:: Provided material ::

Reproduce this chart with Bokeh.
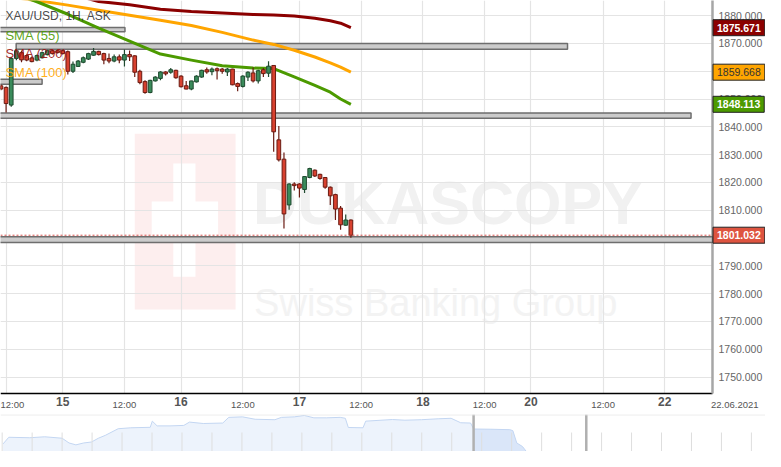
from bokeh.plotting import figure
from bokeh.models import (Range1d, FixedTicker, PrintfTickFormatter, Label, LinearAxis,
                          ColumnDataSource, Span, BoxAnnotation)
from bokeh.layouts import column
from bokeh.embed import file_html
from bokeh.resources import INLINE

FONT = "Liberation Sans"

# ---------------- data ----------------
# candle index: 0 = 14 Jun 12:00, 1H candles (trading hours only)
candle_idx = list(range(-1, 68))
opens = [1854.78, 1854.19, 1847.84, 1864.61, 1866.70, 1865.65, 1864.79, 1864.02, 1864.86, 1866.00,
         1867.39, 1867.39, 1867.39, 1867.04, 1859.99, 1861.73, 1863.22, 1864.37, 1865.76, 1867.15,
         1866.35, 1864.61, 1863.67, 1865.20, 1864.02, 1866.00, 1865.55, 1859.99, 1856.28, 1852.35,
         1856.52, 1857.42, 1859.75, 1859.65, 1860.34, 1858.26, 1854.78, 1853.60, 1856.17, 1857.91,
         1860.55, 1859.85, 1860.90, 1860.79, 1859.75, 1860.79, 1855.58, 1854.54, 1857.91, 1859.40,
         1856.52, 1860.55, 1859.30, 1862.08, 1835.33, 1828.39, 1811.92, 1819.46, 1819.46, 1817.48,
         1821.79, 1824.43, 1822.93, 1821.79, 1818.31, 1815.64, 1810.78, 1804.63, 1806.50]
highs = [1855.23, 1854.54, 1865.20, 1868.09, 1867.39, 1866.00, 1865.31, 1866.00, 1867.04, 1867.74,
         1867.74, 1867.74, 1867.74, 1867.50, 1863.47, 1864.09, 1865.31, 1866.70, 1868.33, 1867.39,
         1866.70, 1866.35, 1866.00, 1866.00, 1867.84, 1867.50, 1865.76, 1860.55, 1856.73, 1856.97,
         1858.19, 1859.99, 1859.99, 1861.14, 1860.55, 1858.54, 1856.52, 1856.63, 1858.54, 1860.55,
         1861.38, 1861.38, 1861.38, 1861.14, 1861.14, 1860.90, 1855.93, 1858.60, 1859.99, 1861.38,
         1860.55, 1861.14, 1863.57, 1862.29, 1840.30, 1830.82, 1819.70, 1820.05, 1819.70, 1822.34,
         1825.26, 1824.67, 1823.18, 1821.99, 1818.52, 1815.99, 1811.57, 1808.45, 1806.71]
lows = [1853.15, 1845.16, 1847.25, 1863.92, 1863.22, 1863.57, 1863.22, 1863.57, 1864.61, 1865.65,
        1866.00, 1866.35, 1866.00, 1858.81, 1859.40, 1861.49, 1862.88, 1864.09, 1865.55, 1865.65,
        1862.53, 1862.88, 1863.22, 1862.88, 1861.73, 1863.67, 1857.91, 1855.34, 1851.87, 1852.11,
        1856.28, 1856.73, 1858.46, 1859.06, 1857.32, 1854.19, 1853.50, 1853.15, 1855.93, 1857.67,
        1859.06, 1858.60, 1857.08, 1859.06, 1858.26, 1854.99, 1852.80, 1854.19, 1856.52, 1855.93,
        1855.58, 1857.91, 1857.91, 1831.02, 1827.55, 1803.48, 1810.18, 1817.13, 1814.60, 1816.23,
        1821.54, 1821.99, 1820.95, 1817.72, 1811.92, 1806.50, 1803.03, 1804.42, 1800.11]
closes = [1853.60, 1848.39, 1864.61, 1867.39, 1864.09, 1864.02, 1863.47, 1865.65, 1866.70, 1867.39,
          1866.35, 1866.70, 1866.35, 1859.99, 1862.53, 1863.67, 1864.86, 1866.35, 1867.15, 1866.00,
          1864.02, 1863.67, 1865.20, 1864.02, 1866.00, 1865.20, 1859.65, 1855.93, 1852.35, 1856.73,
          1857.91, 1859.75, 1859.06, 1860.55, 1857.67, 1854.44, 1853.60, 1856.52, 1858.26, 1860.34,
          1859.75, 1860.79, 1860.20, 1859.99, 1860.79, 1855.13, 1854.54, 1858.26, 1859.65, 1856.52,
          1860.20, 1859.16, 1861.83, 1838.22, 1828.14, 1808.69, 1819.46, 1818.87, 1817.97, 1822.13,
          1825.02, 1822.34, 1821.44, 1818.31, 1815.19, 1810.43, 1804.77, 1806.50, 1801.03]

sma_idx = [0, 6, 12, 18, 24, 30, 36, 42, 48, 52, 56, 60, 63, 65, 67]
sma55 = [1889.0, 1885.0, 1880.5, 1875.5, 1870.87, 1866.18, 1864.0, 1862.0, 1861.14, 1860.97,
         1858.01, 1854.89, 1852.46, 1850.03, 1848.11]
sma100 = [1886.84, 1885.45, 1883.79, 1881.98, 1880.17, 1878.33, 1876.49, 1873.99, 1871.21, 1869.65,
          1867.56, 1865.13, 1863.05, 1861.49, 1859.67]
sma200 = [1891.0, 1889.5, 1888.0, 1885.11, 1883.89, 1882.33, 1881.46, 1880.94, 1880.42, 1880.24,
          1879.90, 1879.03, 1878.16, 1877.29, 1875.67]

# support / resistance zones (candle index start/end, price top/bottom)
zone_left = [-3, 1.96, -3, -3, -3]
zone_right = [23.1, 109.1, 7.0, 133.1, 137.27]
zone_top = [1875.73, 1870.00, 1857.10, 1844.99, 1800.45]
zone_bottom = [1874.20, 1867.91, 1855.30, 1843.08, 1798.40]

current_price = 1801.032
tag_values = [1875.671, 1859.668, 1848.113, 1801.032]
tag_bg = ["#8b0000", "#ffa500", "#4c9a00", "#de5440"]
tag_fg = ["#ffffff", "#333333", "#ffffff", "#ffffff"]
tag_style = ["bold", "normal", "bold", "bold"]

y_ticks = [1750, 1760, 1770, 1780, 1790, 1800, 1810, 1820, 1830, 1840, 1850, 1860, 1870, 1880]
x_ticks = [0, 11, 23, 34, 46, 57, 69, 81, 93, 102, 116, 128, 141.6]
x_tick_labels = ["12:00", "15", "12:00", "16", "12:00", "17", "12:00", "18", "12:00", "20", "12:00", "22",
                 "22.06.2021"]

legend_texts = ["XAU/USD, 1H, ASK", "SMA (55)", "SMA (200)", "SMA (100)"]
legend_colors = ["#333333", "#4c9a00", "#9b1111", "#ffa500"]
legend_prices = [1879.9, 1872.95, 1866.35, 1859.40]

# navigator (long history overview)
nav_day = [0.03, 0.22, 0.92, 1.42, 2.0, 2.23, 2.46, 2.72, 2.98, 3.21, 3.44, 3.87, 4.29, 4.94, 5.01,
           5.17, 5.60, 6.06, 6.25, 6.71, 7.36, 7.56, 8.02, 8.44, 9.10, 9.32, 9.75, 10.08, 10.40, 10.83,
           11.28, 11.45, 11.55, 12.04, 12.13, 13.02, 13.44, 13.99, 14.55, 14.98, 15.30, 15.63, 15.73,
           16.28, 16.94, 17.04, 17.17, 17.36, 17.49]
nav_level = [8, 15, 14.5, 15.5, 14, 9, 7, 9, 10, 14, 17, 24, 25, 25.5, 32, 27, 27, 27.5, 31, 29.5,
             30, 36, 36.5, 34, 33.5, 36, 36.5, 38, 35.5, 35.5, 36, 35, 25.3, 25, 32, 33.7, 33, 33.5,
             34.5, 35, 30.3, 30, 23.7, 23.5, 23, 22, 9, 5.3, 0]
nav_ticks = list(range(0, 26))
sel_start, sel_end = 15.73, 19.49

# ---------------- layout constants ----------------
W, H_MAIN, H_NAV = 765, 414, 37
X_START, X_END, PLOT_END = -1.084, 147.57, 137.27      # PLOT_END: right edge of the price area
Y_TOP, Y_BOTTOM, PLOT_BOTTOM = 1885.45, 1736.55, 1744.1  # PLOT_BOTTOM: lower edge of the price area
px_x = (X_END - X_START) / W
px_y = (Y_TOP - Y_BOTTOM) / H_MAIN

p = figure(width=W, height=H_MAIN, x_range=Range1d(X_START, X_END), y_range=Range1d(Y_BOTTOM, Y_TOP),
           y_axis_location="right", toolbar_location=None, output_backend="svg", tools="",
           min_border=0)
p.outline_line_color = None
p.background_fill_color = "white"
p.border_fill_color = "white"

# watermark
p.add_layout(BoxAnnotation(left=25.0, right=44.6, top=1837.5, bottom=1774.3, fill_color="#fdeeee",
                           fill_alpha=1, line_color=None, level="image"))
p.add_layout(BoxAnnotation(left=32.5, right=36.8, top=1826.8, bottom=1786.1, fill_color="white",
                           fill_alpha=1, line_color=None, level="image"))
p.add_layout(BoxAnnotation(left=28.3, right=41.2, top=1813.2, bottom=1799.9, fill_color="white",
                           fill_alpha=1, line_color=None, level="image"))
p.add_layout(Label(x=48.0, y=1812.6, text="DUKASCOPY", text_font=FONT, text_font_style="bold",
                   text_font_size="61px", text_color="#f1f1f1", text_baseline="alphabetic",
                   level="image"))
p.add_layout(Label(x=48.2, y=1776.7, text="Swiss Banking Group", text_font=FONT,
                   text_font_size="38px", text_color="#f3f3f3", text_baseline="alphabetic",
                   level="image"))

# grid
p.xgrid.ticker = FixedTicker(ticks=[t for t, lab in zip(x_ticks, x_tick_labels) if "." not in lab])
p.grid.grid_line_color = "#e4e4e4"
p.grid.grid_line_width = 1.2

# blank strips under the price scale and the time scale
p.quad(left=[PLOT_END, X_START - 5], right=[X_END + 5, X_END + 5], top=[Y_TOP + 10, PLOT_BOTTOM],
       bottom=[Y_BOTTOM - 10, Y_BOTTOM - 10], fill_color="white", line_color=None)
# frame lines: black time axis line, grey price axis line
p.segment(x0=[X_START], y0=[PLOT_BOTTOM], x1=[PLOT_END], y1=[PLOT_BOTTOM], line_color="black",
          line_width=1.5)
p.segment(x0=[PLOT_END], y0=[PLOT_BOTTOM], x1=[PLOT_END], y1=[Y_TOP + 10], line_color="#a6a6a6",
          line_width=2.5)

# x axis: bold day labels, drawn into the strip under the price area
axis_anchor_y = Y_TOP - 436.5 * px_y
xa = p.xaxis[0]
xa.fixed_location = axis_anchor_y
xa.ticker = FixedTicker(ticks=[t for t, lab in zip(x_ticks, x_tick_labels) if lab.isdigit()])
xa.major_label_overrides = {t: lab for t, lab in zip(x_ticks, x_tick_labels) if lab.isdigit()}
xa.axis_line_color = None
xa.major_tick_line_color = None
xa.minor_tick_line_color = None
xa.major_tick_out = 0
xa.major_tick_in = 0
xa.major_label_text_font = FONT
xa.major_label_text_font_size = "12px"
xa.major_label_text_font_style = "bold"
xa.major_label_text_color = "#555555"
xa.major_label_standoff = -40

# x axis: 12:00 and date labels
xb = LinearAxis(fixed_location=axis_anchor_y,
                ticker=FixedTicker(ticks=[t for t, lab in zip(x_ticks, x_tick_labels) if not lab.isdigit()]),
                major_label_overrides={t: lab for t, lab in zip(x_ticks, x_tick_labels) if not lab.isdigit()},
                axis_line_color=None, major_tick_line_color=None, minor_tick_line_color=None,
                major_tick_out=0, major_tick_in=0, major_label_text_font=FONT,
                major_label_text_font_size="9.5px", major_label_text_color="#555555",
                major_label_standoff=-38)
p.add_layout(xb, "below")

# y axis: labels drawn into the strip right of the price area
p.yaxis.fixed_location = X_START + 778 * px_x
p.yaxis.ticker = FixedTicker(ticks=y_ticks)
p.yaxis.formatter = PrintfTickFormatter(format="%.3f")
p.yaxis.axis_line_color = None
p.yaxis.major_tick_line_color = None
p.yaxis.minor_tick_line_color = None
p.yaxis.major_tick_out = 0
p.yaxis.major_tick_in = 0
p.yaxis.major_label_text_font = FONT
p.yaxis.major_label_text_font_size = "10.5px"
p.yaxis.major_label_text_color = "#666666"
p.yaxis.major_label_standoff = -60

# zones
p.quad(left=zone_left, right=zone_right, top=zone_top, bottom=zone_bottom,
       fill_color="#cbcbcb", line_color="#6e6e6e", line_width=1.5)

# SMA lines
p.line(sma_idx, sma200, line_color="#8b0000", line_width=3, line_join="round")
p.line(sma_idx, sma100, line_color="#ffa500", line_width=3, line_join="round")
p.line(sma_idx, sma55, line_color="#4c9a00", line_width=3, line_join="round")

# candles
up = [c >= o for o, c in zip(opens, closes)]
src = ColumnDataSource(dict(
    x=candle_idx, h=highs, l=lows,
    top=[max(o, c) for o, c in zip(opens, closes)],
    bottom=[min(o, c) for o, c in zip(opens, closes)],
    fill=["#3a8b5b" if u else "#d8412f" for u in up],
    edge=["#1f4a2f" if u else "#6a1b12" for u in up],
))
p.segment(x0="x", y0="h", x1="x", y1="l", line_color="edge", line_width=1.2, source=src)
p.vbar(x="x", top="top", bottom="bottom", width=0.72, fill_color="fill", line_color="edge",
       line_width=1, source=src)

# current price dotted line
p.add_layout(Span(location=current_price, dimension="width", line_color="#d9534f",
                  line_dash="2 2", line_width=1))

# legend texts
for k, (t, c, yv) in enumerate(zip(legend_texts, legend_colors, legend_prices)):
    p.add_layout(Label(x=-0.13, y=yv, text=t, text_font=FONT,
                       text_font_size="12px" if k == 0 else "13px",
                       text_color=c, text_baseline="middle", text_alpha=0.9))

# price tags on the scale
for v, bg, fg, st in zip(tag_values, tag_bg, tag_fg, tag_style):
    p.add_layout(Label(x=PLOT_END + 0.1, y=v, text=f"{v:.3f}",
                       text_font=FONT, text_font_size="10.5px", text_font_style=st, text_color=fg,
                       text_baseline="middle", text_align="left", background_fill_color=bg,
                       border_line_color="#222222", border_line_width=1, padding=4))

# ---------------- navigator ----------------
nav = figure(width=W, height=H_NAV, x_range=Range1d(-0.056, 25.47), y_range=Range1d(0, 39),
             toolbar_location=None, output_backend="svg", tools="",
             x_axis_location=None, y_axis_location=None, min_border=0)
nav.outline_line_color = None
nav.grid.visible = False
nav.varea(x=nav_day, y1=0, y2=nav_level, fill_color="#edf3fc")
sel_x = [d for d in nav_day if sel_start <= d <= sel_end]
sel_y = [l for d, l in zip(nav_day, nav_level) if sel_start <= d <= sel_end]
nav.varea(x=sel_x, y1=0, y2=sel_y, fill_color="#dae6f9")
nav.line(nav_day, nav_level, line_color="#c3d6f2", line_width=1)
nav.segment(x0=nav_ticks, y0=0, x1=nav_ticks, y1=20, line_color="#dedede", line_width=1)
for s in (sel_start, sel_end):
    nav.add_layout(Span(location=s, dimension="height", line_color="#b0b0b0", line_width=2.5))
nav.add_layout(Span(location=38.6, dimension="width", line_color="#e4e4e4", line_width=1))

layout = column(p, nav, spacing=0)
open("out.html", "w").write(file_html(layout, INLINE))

:::

» **Stated problem**: Begin at the first line of the material and copy each line exactly through the one containing "from bokeh.resources import INLINE". Omit pictures.

» **Solution for this task**:
Reproduce this chart with Bokeh.
from bokeh.plotting import figure
from bokeh.models import (Range1d, FixedTicker, PrintfTickFormatter, Label, LinearAxis,
                          ColumnDataSource, Span, BoxAnnotation)
from bokeh.layouts import column
from bokeh.embed import file_html
from bokeh.resources import INLINE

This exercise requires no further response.